Hola y un pequeño regalo del sol de Cuba!! Hello and a little gift of sun from Cuba! Yes, the reason I have not written for the past couple of weeks was a glorious writing trip to Cuba. Nothing like getting on a plane and travelling to a hot Spanish speaking country with a group of writers to inspire life-work harmony☺ Nothing like waking every morning, one week with a view of the ocean, the next with a view of the countryside, journal in hand, finishing the last chapter of my book The Beauty of Disaster☺ Nothing like taking a chance and just going for it.

Last August I learned of a trip to Cuba with a group of Canadian Writers who had an alliance with Cuban writers. This group, the CCLA – the Canadian Cuban Literary Alliance – was celebrating their 10th anniversary of travel and connection with Cuban writers, launching books in Cuba and doing cultural exchanges with Cuban writers. The price tag for the two-week Cuba trip made the traveller in me jump for glee. The time frame, the last week in January and the first week in February – right around exams and semester two turn around – made my stomach do uneasy rolls. To commit to the trip truly meant committing to a full year off work with no income potentials in sight, and that felt scary. The tipping point? Travelling with publishers and the guarantee of getting work written in Cuba published.

So last August I took the proverbial plunge, committed to the pursuit of my dreams, and found myself in Cuba chasing euphoria. What an incredible experience!!! I fell in love with Cuba and Cuban culture. I fell in love with their passion for life; their generous hearts and their love of family. I fell in love with their ingenuity and positive energy, with their smiles, their music and their dance with life. It was their spirit, their joy, their pride, their love of life that embraced me for the entirety of the trip. And it is precisely the lack of spirit, joy, pride and love of life that has hit me since I have been home.

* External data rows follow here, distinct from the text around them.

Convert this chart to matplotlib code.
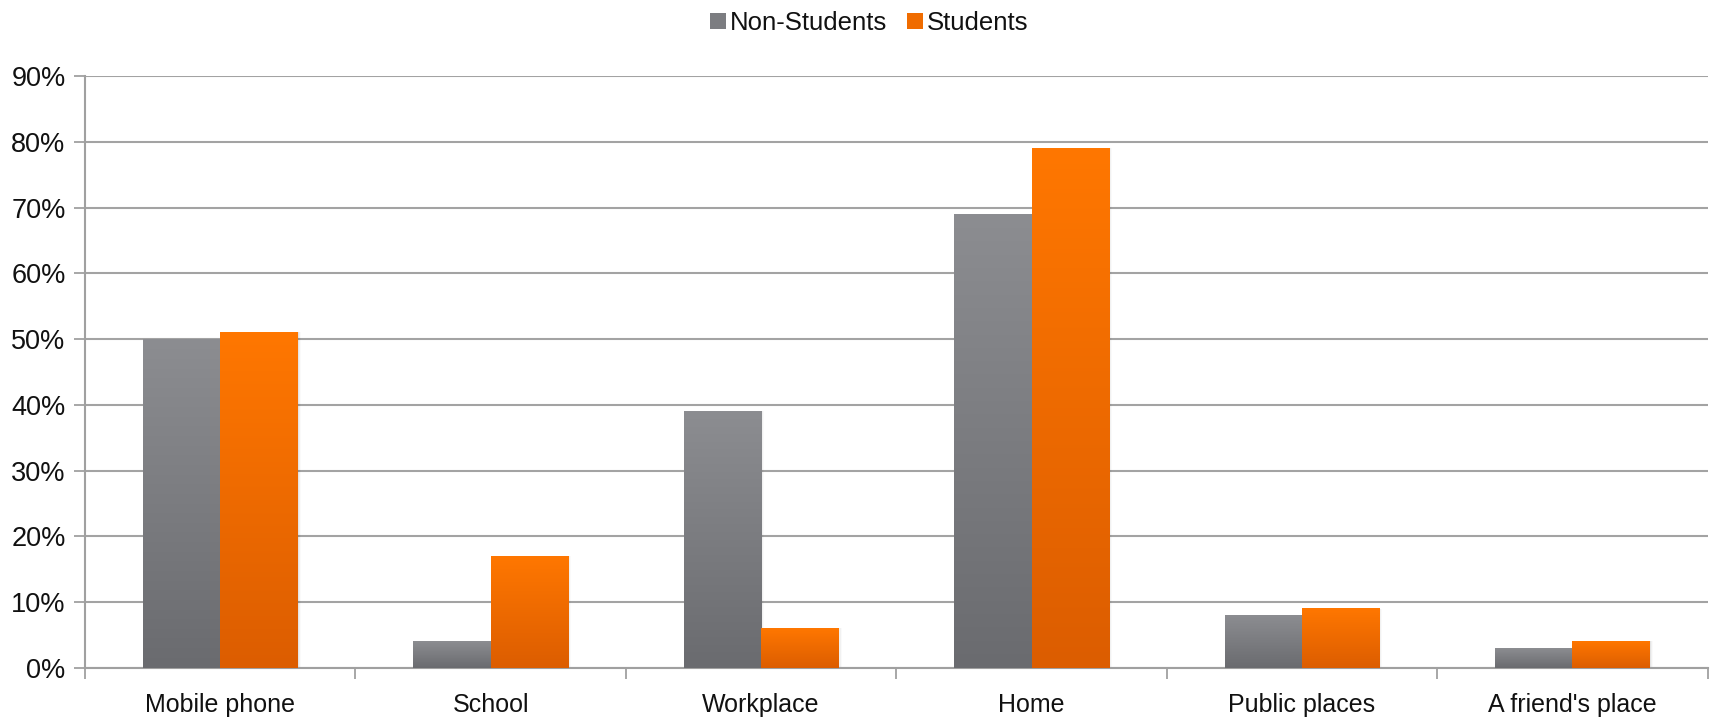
import numpy as np
import matplotlib
matplotlib.use("Agg")
import matplotlib.pyplot as plt
from matplotlib.colors import LinearSegmentedColormap
from matplotlib.ticker import PercentFormatter
from matplotlib.patches import Patch

categories = ["Mobile phone", "School", "Workplace", "Home", "Public places", "A friend's place"]
non_students = [50, 4, 39, 69, 8, 3]
students = [51, 17, 6, 79, 9, 4]
series_names = ["Non-Students", "Students"]

plt.rcParams['font.family'] = ['Liberation Sans', 'DejaVu Sans']

fig = plt.figure(figsize=(17.11, 7.18), dpi=100)
ax = fig.add_axes([0.0497, 0.070, 0.9483, 0.824])

gray_cmap = LinearSegmentedColormap.from_list("g", ["#6a6b6f", "#8c8d91"])
orange_cmap = LinearSegmentedColormap.from_list("o", ["#dc5d00", "#ff7700"])

x = np.arange(len(categories))
width = 0.2857
grad = np.linspace(0, 1, 256).reshape(-1, 1)

for vals, offset, cmap in [(non_students, -width / 2, gray_cmap), (students, width / 2, orange_cmap)]:
    bars = ax.bar(x + offset, vals, width, color='none', edgecolor='none', zorder=3)
    for b in bars:
        x0, y0 = b.get_x(), b.get_y()
        w, h = b.get_width(), b.get_height()
        # soft shadow
        for k, a in enumerate([0.05, 0.035, 0.02]):
            d = 0.004 * (k + 1)
            ax.bar(x0 + w / 2 + d, h + 0.15 * (k + 1), w, bottom=y0 - 0.15 * (k + 1),
                   color='#000000', alpha=a, zorder=2, linewidth=0)
        ax.imshow(grad, cmap=cmap, origin='lower', aspect='auto',
                  extent=[x0, x0 + w, y0, y0 + h], zorder=3)

ax.set_xlim(-0.5, len(categories) - 0.5)
ax.set_ylim(0, 90)
ax.yaxis.set_major_formatter(PercentFormatter(decimals=0))
ax.set_yticks(np.arange(0, 91, 10))
ax.set_xticks(x)
ax.set_xticklabels(categories)
ax.set_xticks(np.arange(-0.5, len(categories), 1), minor=True)
ax.tick_params(axis='x', which='major', length=0, pad=18, labelsize=18, labelcolor='#111111')
ax.tick_params(axis='x', which='minor', length=8, color='#a0a0a0', width=1.3, direction='out')
ax.tick_params(axis='y', length=8, color='#a0a0a0', width=1.3, labelsize=19.5, pad=6,
               labelcolor='#111111')
ax.grid(True, axis='y', color='#a3a3a3', linewidth=1.5, zorder=0)
ax.set_axisbelow(True)

for side in ['top', 'right']:
    ax.spines[side].set_visible(False)
ax.spines['left'].set_color('#a0a0a0')
ax.spines['left'].set_linewidth(1.5)
ax.spines['bottom'].set_color('#a0a0a0')
ax.spines['bottom'].set_linewidth(1.5)

handles = [Patch(facecolor='#7c7d81'), Patch(facecolor='#f06c00')]
fig.legend(handles, series_names, loc='center', bbox_to_anchor=(0.508, 0.968), ncol=2,
           frameon=False, fontsize=18.5, handlelength=0.6, handleheight=0.6,
           handletextpad=0.15, columnspacing=0.8, labelcolor='#111111')

fig.savefig("out.png", dpi=100)
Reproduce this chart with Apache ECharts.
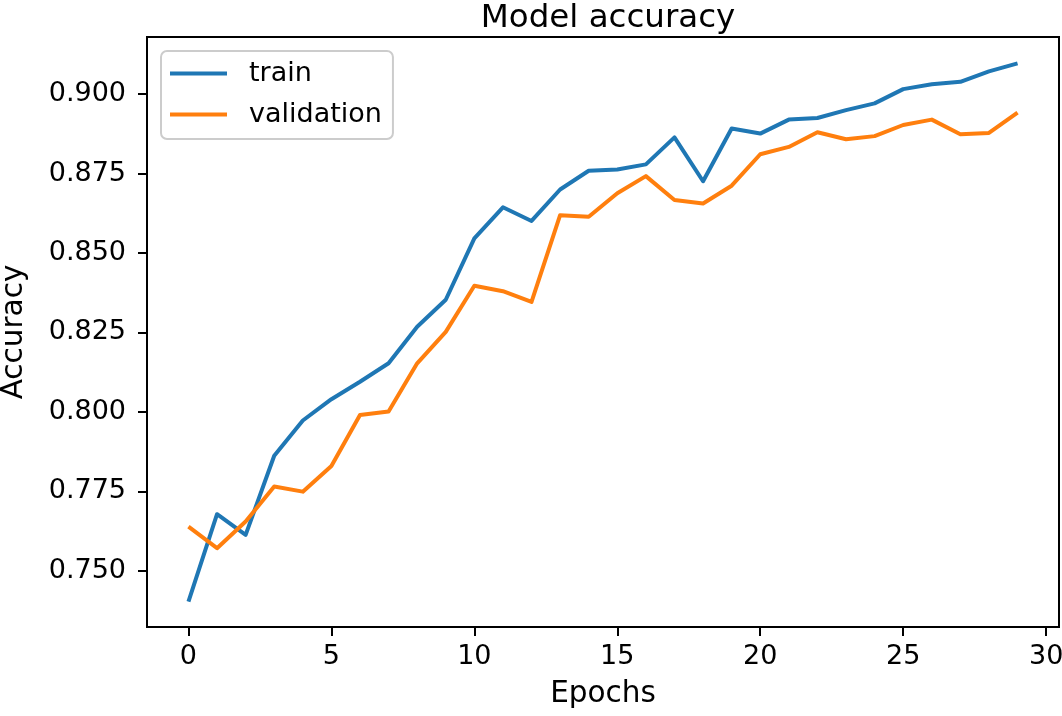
<!DOCTYPE html>
<html>
<head>
<meta charset="utf-8">
<script src="https://cdn.jsdelivr.net/npm/echarts@6/dist/echarts.min.js"></script>
<style>
  html, body { margin: 0; padding: 0; background: #ffffff; }
  #chart { width: 1062px; height: 716px; }
</style>
</head>
<body>
<div id="chart"></div>
<script>
const epochs = [0,1,2,3,4,5,6,7,8,9,10,11,12,13,14,15,16,17,18,19,20,21,22,23,24,25,26,27,28,29];
const trainAcc = [0.7403,0.7678,0.7613,0.7862,0.7973,0.8040,0.8095,0.8153,0.8268,0.8353,
                  0.8546,0.8644,0.8601,0.8700,0.8759,0.8763,0.8779,0.8864,0.8726,0.8892,
                  0.8876,0.8920,0.8925,0.8950,0.8971,0.9016,0.9031,0.9039,0.9072,0.9097];
const valAcc = [0.7639,0.7571,0.7655,0.7765,0.7749,0.7830,0.7990,0.8001,0.8153,0.8252,
                0.8397,0.8380,0.8346,0.8619,0.8614,0.8688,0.8742,0.8667,0.8656,0.8712,
                0.8811,0.8834,0.8880,0.8858,0.8868,0.8903,0.8920,0.8874,0.8878,0.8942];
const xTicks = [0,5,10,15,20,25,30];
const yTicks = [0.750,0.775,0.800,0.825,0.850,0.875,0.900];
const seriesNames = ['train','validation'];
const titleText = 'Model accuracy';
const xName = 'Epochs';
const yName = 'Accuracy';

const FONT = 'DejaVu Sans';
const chart = echarts.init(document.getElementById('chart'), null, {renderer: 'canvas'});

function pairs(ys) { return epochs.map((e, i) => [e, ys[i]]); }

const option = {
  animation: false,
  backgroundColor: '#ffffff',
  title: {
    text: titleText,
    left: 603, textAlign: 'center',
    top: -3,
    textStyle: { fontFamily: FONT, fontSize: 32.5, fontWeight: 'normal', color: '#000' }
  },
  grid: {
    left: 147, top: 37, right: 3, bottom: 89,
    outerBoundsMode: 'none', containLabel: false,
    show: true, borderColor: '#000', borderWidth: 2, backgroundColor: 'transparent'
  },
  legend: {
    data: seriesNames,
    orient: 'vertical',
    left: 161, top: 51,
    padding: [9, 11, 11, 9],
    itemGap: 14,
    itemWidth: 57, itemHeight: 4,
    icon: 'path://M0,0L57,0L57,4L0,4Z',
    backgroundColor: '#ffffff',
    borderColor: '#cccccc', borderWidth: 2, borderRadius: 6,
    textStyle: { fontFamily: FONT, fontSize: 27, color: '#000', padding: [0, 0, 0, 17], lineHeight: 27 }
  },
  xAxis: {
    type: 'value', min: -1.45, max: 30.45,
    name: xName, nameLocation: 'middle', nameGap: 52,
    nameTextStyle: { fontFamily: FONT, fontSize: 29.5, color: '#000' },
    splitLine: { show: false },
    axisLine: { show: true, onZero: false, lineStyle: { color: '#000', width: 2 } },
    axisTick: { show: true, inside: false, length: 9, lineStyle: { color: '#000', width: 2 }, customValues: xTicks },
    axisLabel: { customValues: xTicks, margin: 16, fontFamily: FONT, fontSize: 27, color: '#000',
                 formatter: v => String(v) }
  },
  yAxis: {
    type: 'value', min: 0.7323, max: 0.9180,
    name: yName, nameLocation: 'middle', nameGap: 118, nameRotate: 90,
    nameTextStyle: { fontFamily: FONT, fontSize: 29.5, color: '#000' },
    splitLine: { show: false },
    axisLine: { show: true, onZero: false, lineStyle: { color: '#000', width: 2 } },
    axisTick: { show: true, inside: false, length: 9, lineStyle: { color: '#000', width: 2 }, customValues: yTicks },
    axisLabel: { customValues: yTicks, margin: 21, fontFamily: FONT, fontSize: 27, color: '#000',
                 formatter: v => v.toFixed(3) }
  },
  series: [
    {
      name: seriesNames[0], type: 'line', data: pairs(trainAcc),
      symbol: 'none', color: '#1f77b4',
      lineStyle: { color: '#1f77b4', width: 4, join: 'round', cap: 'butt' }
    },
    {
      name: seriesNames[1], type: 'line', data: pairs(valAcc),
      symbol: 'none', color: '#ff7f0e',
      lineStyle: { color: '#ff7f0e', width: 4, join: 'round', cap: 'butt' }
    }
  ]
};
chart.setOption(option);
</script>
</body>
</html>
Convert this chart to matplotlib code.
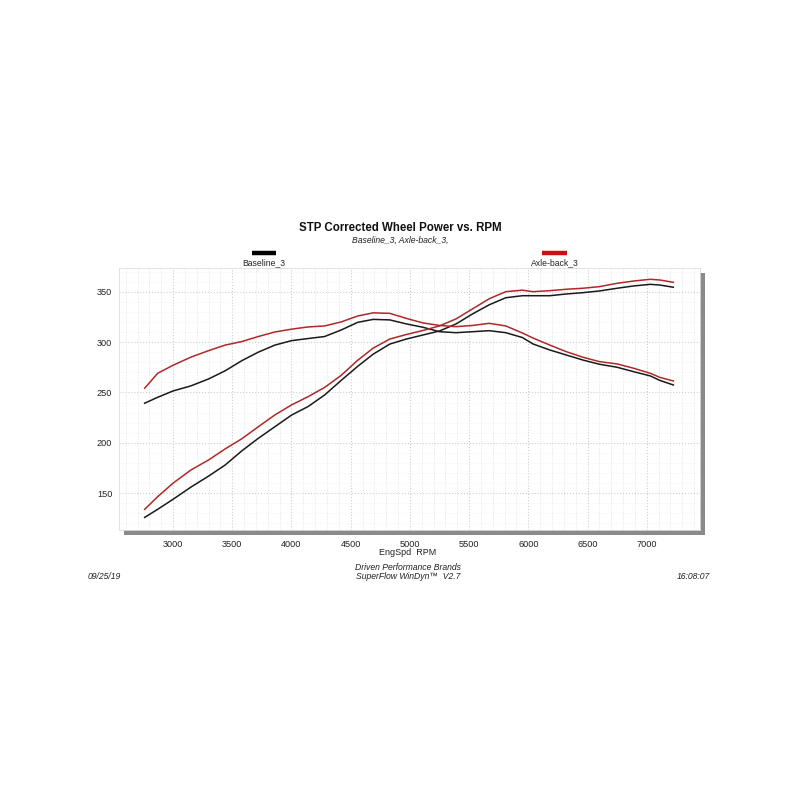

Granted, I came home to -25°C weather and it is difficult to feel bouncy with energy and spirit when one is bundled up beyond recognition, but it was more in the interactions and exchanges between people from the time I got off the plane to now that I noticed just how negative we are in how we interact and speak with each other. For the first time in my life I acutely noticed how much we complain, how much we criticize, and how much we judge everything. It is like we don’t know how else to speak except to put ourselves and each other down. It has struck me hard how very little is said with enthusiasm and passion, with a zest for life and a positive perspective.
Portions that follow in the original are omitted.